Nik Spyratos

Weekend tinkering: Building FrankenPHP Laravel binaries

For those who don't know of it, FrankenPHP is a great all-in-one tool for PHP apps: it contains a very fast PHP runner (fpm alternative, similar to Swoole & Roadrunner), as well as being bundled with the Caddy webserver, all in one binary file! It's a great example of the synergy between Golang and PHP.

I'm on an M1 mac, using Laravel Herd.

This post is a log of progress and issues I've had.

It's NOT an attempt to complain, but just show the process of figuring things out and learning.

The goals here are:


Documentation: Building Laravel binaries

First challenge: Seems the default PHP extension list is small and you'll need to add your project's extensions to the static-build.Dockerfile.

No biggie, but I'd probably add a reminder in the docs to do this.

All I needed to add was pdo and sqlite.

I noticed that FrankenPHP builds use Alpine, because Alpine using musl libc results in smaller binary sizes.

This is in contrast to the creator's (great) article on PHP app containerisation tips which recommends against Alpine due to potential compatibility issues..

Lesson: There's always a good exception!

Recommended read: Containerisation for PHP apps


After that, the build started going...

and going...

and going...

Total build time: 81 minutes! Apparently this is due to upx, so another time I'll try without it and see how it goes. For prod deployments however it'd be more ideal to use it, but likely on a build server instead.


Next: macOS local build. I don't use Docker or a VM for my projects, so it'd be ideal to have a native build to run on my machine.

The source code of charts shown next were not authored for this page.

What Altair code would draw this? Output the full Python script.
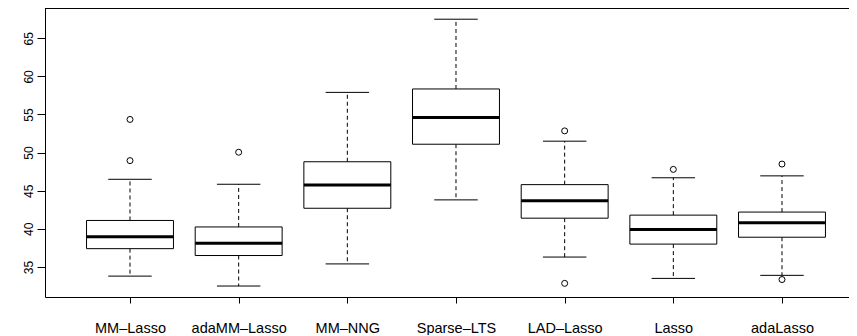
import altair as alt
import pandas as pd

methods = ["MM–Lasso", "adaMM–Lasso", "MM–NNG", "Sparse–LTS", "LAD–Lasso", "Lasso", "adaLasso"]
lower_whisker = [33.8, 32.5, 35.4, 43.8, 36.3, 33.5, 33.9]
q1 = [37.4, 36.5, 42.7, 51.1, 41.4, 38.0, 38.9]
median = [38.95, 38.1, 45.75, 54.6, 43.7, 39.9, 40.8]
q3 = [41.1, 40.25, 48.8, 58.35, 45.8, 41.8, 42.2]
upper_whisker = [46.5, 45.85, 57.9, 67.5, 51.5, 46.7, 46.95]

outlier_method = ["MM–Lasso", "MM–Lasso", "adaMM–Lasso", "LAD–Lasso", "LAD–Lasso", "Lasso", "adaLasso", "adaLasso"]
outlier_value = [48.95, 54.35, 50.05, 52.85, 32.85, 47.8, 48.5, 33.35]

y_ticks = [35, 40, 45, 50, 55, 60, 65]

W, H = 804, 289
FONT = "Liberation Sans"

stats = pd.DataFrame({
    "method": methods,
    "idx": list(range(1, len(methods) + 1)),
    "lo": lower_whisker, "q1": q1, "med": median, "q3": q3, "hi": upper_whisker,
})
outl = pd.DataFrame({
    "method": outlier_method,
    "idx": [methods.index(m) + 1 for m in outlier_method],
    "value": outlier_value,
})

label_expr = "[" + ",".join("'%s'" % m for m in methods) + "][datum.value - 1]"

xscale = alt.Scale(domain=[0.2178, 7.6166], nice=False, zero=False)
yscale = alt.Scale(domain=[31.06, 68.97], nice=False, zero=False)

xaxis = alt.Axis(values=list(range(1, 8)), labelExpr=label_expr, title=None,
                 grid=False, tickSize=6, labelPadding=29, labelBaseline="alphabetic",
                 labelFontSize=14.5, labelFont=FONT, labelColor="black",
                 domainColor="black", tickColor="black", labelOverlap=False,
                 labelFlush=False)
yaxis = alt.Axis(values=y_ticks, title=None, grid=False, tickSize=8,
                 labelAngle=270, labelAlign="center", labelBaseline="alphabetic",
                 labelPadding=4.5, labelFontSize=12, labelFont=FONT,
                 labelColor="black", domainColor="black", tickColor="black")

base = alt.Chart(stats).transform_calculate(
    xl="datum.idx - 0.4", xr="datum.idx + 0.4",
    cl="datum.idx - 0.2", cr="datum.idx + 0.2",
)

x_main = alt.X("idx:Q", scale=xscale, axis=xaxis)

whisk_up = base.mark_rule(color="black", strokeWidth=1, strokeDash=[4, 3]).encode(
    x=x_main, y=alt.Y("q3:Q", scale=yscale, axis=yaxis), y2="hi:Q")
whisk_dn = base.mark_rule(color="black", strokeWidth=1, strokeDash=[4, 3]).encode(
    x="idx:Q", y="q1:Q", y2="lo:Q")
cap_up = base.mark_rule(color="black", strokeWidth=1).encode(
    x="cl:Q", x2="cr:Q", y="hi:Q")
cap_dn = base.mark_rule(color="black", strokeWidth=1).encode(
    x="cl:Q", x2="cr:Q", y="lo:Q")
box = base.mark_rect(fill="white", stroke="black", strokeWidth=1).encode(
    x="xl:Q", x2="xr:Q", y="q1:Q", y2="q3:Q")
med = base.mark_rule(color="black", strokeWidth=3).encode(
    x="xl:Q", x2="xr:Q", y="med:Q")
pts = alt.Chart(outl).mark_point(shape="circle", filled=False, size=36,
                                 stroke="black", strokeWidth=1, opacity=1).encode(
    x="idx:Q", y="value:Q")
top = alt.Chart(stats).mark_rule(color="black", strokeWidth=1).encode(
    x=alt.value(0), x2=alt.value(W + 8), y=alt.value(0))

chart = alt.layer(whisk_up, whisk_dn, cap_up, cap_dn, box, med, pts, top).properties(
    width=W, height=H,
    autosize=alt.AutoSizeParams(type="none"),
    padding={"left": 37, "top": 0, "right": 0, "bottom": 38},
).configure_view(stroke=None).configure(background="white")

chart.save("out.html", embed_options={"renderer": "svg", "actions": False})
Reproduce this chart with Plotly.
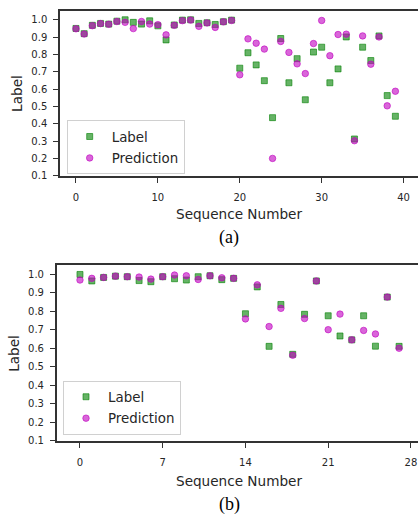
import plotly.graph_objects as go

# ---------------- data ----------------
seq_a = list(range(40))
label_a = [0.950, 0.920, 0.968, 0.979, 0.975, 0.992, 1.000, 0.985, 0.975, 0.994,
           0.965, 0.884, 0.970, 0.998, 1.000, 0.979, 0.983, 0.973, 0.989, 0.998,
           0.721, 0.810, 0.740, 0.649, 0.436, 0.892, 0.637, 0.776, 0.539, 0.814,
           0.842, 0.637, 0.717, 0.901, 0.313, 0.842, 0.765, 0.907, 0.563, 0.444]
pred_a = [0.948, 0.918, 0.966, 0.978, 0.974, 0.990, 0.985, 0.949, 0.990, 0.975,
          0.972, 0.913, 0.968, 0.995, 0.998, 0.962, 0.982, 0.956, 0.988, 0.996,
          0.683, 0.890, 0.865, 0.831, 0.201, 0.875, 0.812, 0.746, 0.690, 0.863,
          0.996, 0.793, 0.915, 0.917, 0.303, 0.907, 0.744, 0.901, 0.504, 0.588]

seq_b = list(range(28))
label_b = [0.998, 0.963, 0.982, 0.989, 0.986, 0.965, 0.959, 0.986, 0.975, 0.968,
           0.986, 0.991, 0.970, 0.977, 0.786, 0.931, 0.610, 0.836, 0.567, 0.783,
           0.963, 0.775, 0.666, 0.645, 0.775, 0.611, 0.876, 0.610]
pred_b = [0.968, 0.977, 0.982, 0.989, 0.986, 0.984, 0.973, 0.986, 0.995, 0.991,
          0.971, 0.991, 0.980, 0.977, 0.758, 0.942, 0.717, 0.815, 0.562, 0.760,
          0.963, 0.700, 0.784, 0.645, 0.696, 0.677, 0.876, 0.600]

x_ticks_a = [0, 10, 20, 30, 40]
x_ticks_b = [0, 7, 14, 21, 28]
y_ticks = [0.1, 0.2, 0.3, 0.4, 0.5, 0.6, 0.7, 0.8, 0.9, 1.0]

# ---------------- styling ----------------
W, H = 418, 519
GREEN = "rgba(0,128,0,0.6)"
MAGENTA = "rgba(191,0,191,0.6)"
TXT = "#262626"
FONT = "DejaVu Sans"


def px(x):
    return x / W


def py(y):
    return 1 - y / H


fig = go.Figure()

for seq, lab, pred, xa, ya, leg in [
    (seq_a, label_a, pred_a, "x", "y", "legend"),
    (seq_b, label_b, pred_b, "x2", "y2", "legend2"),
]:
    fig.add_trace(go.Scatter(
        x=seq, y=lab, mode="markers", name="Label", xaxis=xa, yaxis=ya,
        legend=leg, legendgroup=leg + "l",
        marker=dict(symbol="square", size=6, color=GREEN,
                    line=dict(color=GREEN, width=1)),
    ))
    fig.add_trace(go.Scatter(
        x=seq, y=pred, mode="markers", name="Prediction", xaxis=xa, yaxis=ya,
        legend=leg, legendgroup=leg + "p",
        marker=dict(symbol="circle", size=6.5, color=MAGENTA,
                    line=dict(color=MAGENTA, width=1)),
    ))

axis_common = dict(
    showgrid=False, zeroline=False, showline=True, linecolor="#333333",
    linewidth=1.5, ticks="outside", ticklen=5, tickwidth=1.2,
    tickcolor="#333333", tickfont=dict(family=FONT, size=10, color=TXT),
)

legend_common = dict(
    xanchor="left", yanchor="top", bgcolor="white", bordercolor="#d0d0d0",
    borderwidth=1, font=dict(family=FONT, size=13.4, color=TXT),
    traceorder="grouped", tracegroupgap=1, itemwidth=34,
)

fig.update_layout(
    width=W, height=H,
    margin=dict(l=0, r=0, t=0, b=0),
    paper_bgcolor="white", plot_bgcolor="white",
    showlegend=True,
    xaxis=dict(domain=[px(60), 1], range=[-1.95, 41.76], tickvals=x_ticks_a,
               mirror=True, anchor="y", ticklabelstandoff=6, **axis_common),
    yaxis=dict(domain=[py(178), py(11)], range=[0.1, 1.0513], tickvals=y_ticks,
               tickformat=".1f", anchor="x", ticklabelstandoff=4, **axis_common),
    xaxis2=dict(domain=[px(56.7), 1], range=[-1.97, 28.6], tickvals=x_ticks_b,
                mirror=True, anchor="y2", ticklabelstandoff=6, **axis_common),
    yaxis2=dict(domain=[py(446), py(268.3)], range=[0.1, 1.048], tickvals=y_ticks,
                tickformat=".1f", anchor="x2", ticklabelstandoff=4, **axis_common),
    legend=dict(x=px(66.7), y=py(121.7), **legend_common),
    legend2=dict(x=px(63), y=py(385), **legend_common),
)

annotations = [
    dict(text="Label", x=px(17), y=py(95), textangle=-90,
         font=dict(family=FONT, size=13.6, color=TXT)),
    dict(text="Label", x=px(14), y=py(358), textangle=-90,
         font=dict(family=FONT, size=13.6, color=TXT)),
    dict(text="Sequence Number", x=px(239), y=py(216),
         font=dict(family=FONT, size=13.6, color=TXT)),
    dict(text="Sequence Number", x=px(238.5), y=py(486.7),
         font=dict(family=FONT, size=13.6, color=TXT)),
    dict(text="(a)", x=px(229), y=py(240),
         font=dict(family="Liberation Serif", size=18, color="black")),
    dict(text="(b)", x=px(229), y=py(510),
         font=dict(family="Liberation Serif", size=18, color="black")),
]
for a in annotations:
    a.update(xref="paper", yref="paper", xanchor="center", yanchor="middle",
             showarrow=False)
fig.update_layout(annotations=annotations)

fig.write_html("out.html")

First issue: the build script is not finding the hash extension somehow, despite it being built-in to php since 7.4?

Since the host OS type builds rely on cloning FrankenPHP directly and running the build script, we can luckily modify that file 😊

The problem seems to be that calls passed to static-php-cli have the list of your project's extension dependencies passed through to it.

This can include core PHP extensions like hash, json, pcre etc.

static-php-cli does not like it when you pass builtins to its extension list for the spc download command. Laravel and other projects, especially if they've existed for many PHP versions, will be likely to include these extensions as dependencies, from when they were not included in the PHP core.

What I'm interested in is why this wasn't an issue in the Docker build? My dependencies are the same. Question for another time.

I hard coded the output of my project's extensions in the build script, sans the builtins (in my case hash, json, pcre) and it started going again. Onwards!


Next problem: Build is failing, because it seems to be looking for libraries in a nested way that is duplicating the path. E.g. Users/nik/.../project/lib//Users/nik/project.../lib.

Now I'm not clued up as to everything going on in this script, so I put the commands being run and my errors into Claude AI. It recommended removing a sed command in the CGO_CFLAGS parts of the script, which worked.

So the build started running! Didn't finish though.

Now, the error is fatal error: 'Zend/zend_types.h' file not found. Github shows at least one other person had this problem but for xcaddy builds instead of embedded app builds like mine. The recommended fix was to go download the PHP sources and try again.

My understanding is that that should only be needed for more complex build requirements, and shouldn't be needed for average PHP app binary builds (I think?).

I decided to pause the project here, as this was now going down a rabbit hole of potential complexity I didn't want. I'm not much of a Go or C dev, so everything going on here is a bit above my head!

Getting at least one build done is a success! I can tackle the others over time as the project and my understanding matures.


The above was most the original piece I posted. During the following week, I was able to successfully get a build running after all!

After writing my post, I submitted a Github issue to the FrankenPHP repo outlining the issues I'd had.

After some help from Kévin Dunglas, Rob Landers, and Jerry Ma, I got a successful macOS binary of Toybox built and running!

For comparison, the compressed Linux binary was 108MB, whereas the uncompressed macOS binary was ~500MB. Quite hefty!

All issues were traced down to how extensions are passed through from your app into the FrankenPHP build command. Unfortunately, relying on Composer's get-platform-reqs command will often have inaccurate extension requirements, either due to packages listing dependencies that are unneeded or long-since included in PHP core, or just not listing required dependencies properly.

Luckily, you can override which extensions to include by overriding the PHP_EXTENSIONS variable that is parsed by the build script. Or, just use the Dockerfile as intended!


I still love FrankenPHP as an Octane driver and Caddy replacement all-in-one! But I get the impression that the binary builds are still a bit finicky.

Massive shoutout to Kévin for being the mad lad to create this project in the first place!